A week after two actors tested positive for the AIDS virus, county health officials said that they have declared a health emergency and will ask the state’s Division of Occupational Health and Safety to investigate workplace conditions.
“This is an industry that’s been largely ignored. We don’t really know how many people have been exposed and infected in the course of their employment,” said Peter Kerndt, director of the sexually transmitted disease program for the county Department of Health Services.
Susan Guard, a Cal-OSHA spokeswoman, said the agency first must determine whether porn performers qualify as employees of the production companies. Cal-OSHA cannot regulate independent contractors.
However, even if they are independent, “you don’t give away your rights to a safe work environment just because you’re a contractor,” Kerndt said.
California’s worker safety laws don’t specifically cover the adult movie industry, but Cal-OSHA may have jurisdiction under regulations requiring employers to have a written injury and illness prevention plan and to provide protections for workers exposed to disease-infected blood or other fluids.
Cal-OSHA would like the industry to adopt a model plan for disease prevention, although specifics are unclear, Guard said.

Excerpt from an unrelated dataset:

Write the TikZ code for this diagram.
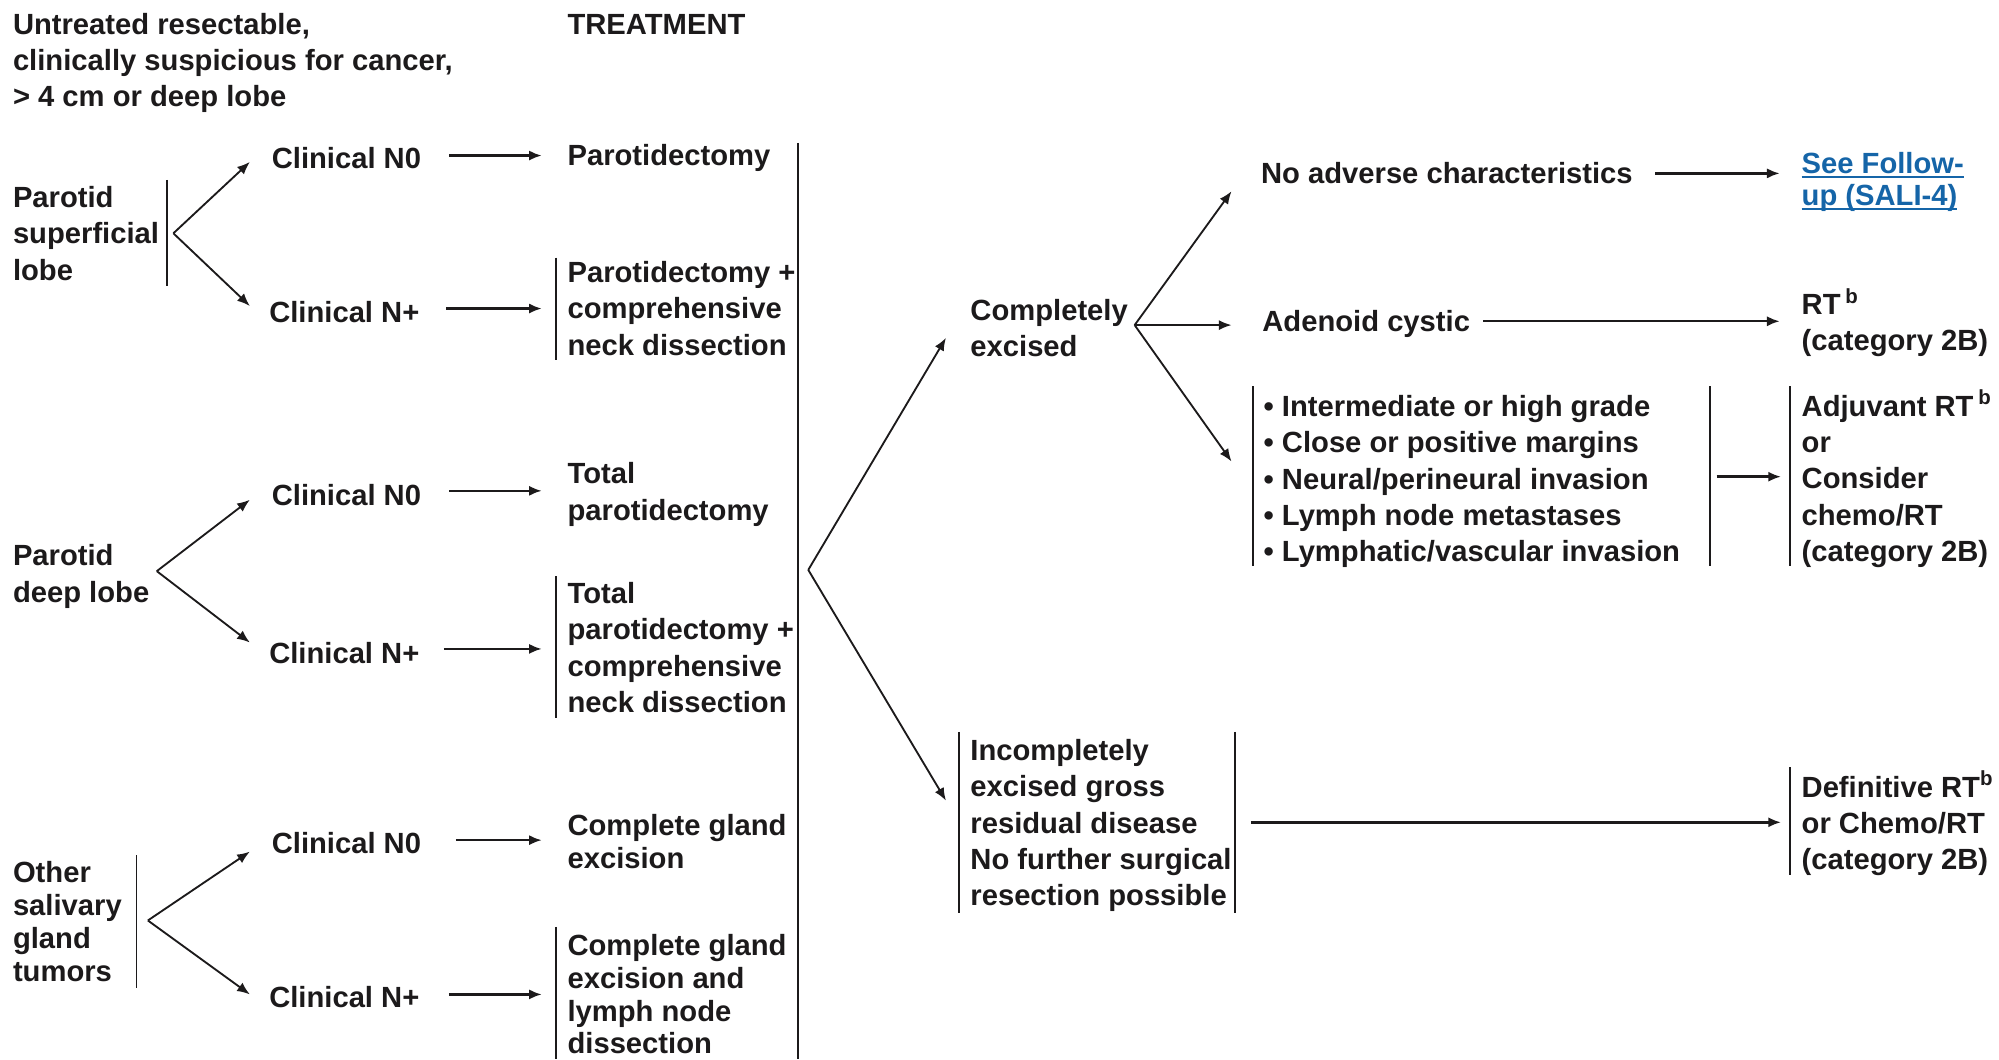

Kerndt said he believed it would involve requiring condoms for all sex scenes as well as paying for actors’ HIV testing, vaccinations for other sexually transmitted diseases and treatment.
Requiring condoms for all work would be overkill, argued Kat Sunlove, executive director of the Free Speech Coalition, a trade association for the adult entertainment industry.
“Do we really want condom police?” she asked. “They are overreacting to a very sad situation.”
About 200 movie producers, most of them located in the San Fernando Valley, produce thousands of adult movies a year for an industry valued at $4 billion to $13 billion. Many involve unprotected sex because, insiders say, on-screen condom use spoils the fantasy for viewers and results in lower sales.
The industry argues that it does a good job of self-regulation. Performers must come up clean on a monthly blood test to work. More than a dozen would-be actors have been rejected by major companies because they failed tests. The last HIV scare, in 1999, involved a single actor.
Health officials have worked with the industry to promote the self-policing system but in this case it failed, Kerndt said.
Darren James slept with 13 actresses before his latest blood test showed he was HIV-positive. One actress, Lara Roxx, also has tested HIV positive. More than 60 performers who had contact with them have been barred by the industry from working until their next blood tests are completed, and at least 30 production companies have halted production indefinitely.
James apparently contracted the disease last March while making a movie in Brazil, said Sharon Mitchell, executive director of the nonprofit Adult Industry Medical Healthcare Foundation.
James could not be reached for comment. The industry news magazine AVN reported that he was “laying low” in San Diego.
Roxx, 22, told AVN that she is broke and has been staying with friends in Los Angeles. Her test results following her March 24 movie shoot with James “totally freaked me out,” she said.
“It isn’t a safe business, and I thought it was... I thought porn people were the cleanest people in the world,” she said.
Some observers said regulation might turn the once-forbidden industry back into the shadows or even out of state.
“Probably the reality is they would go underground, which just raises the risk” of disease, said Jack Kyser, chief economist for the Los Angeles Economic Development Corp.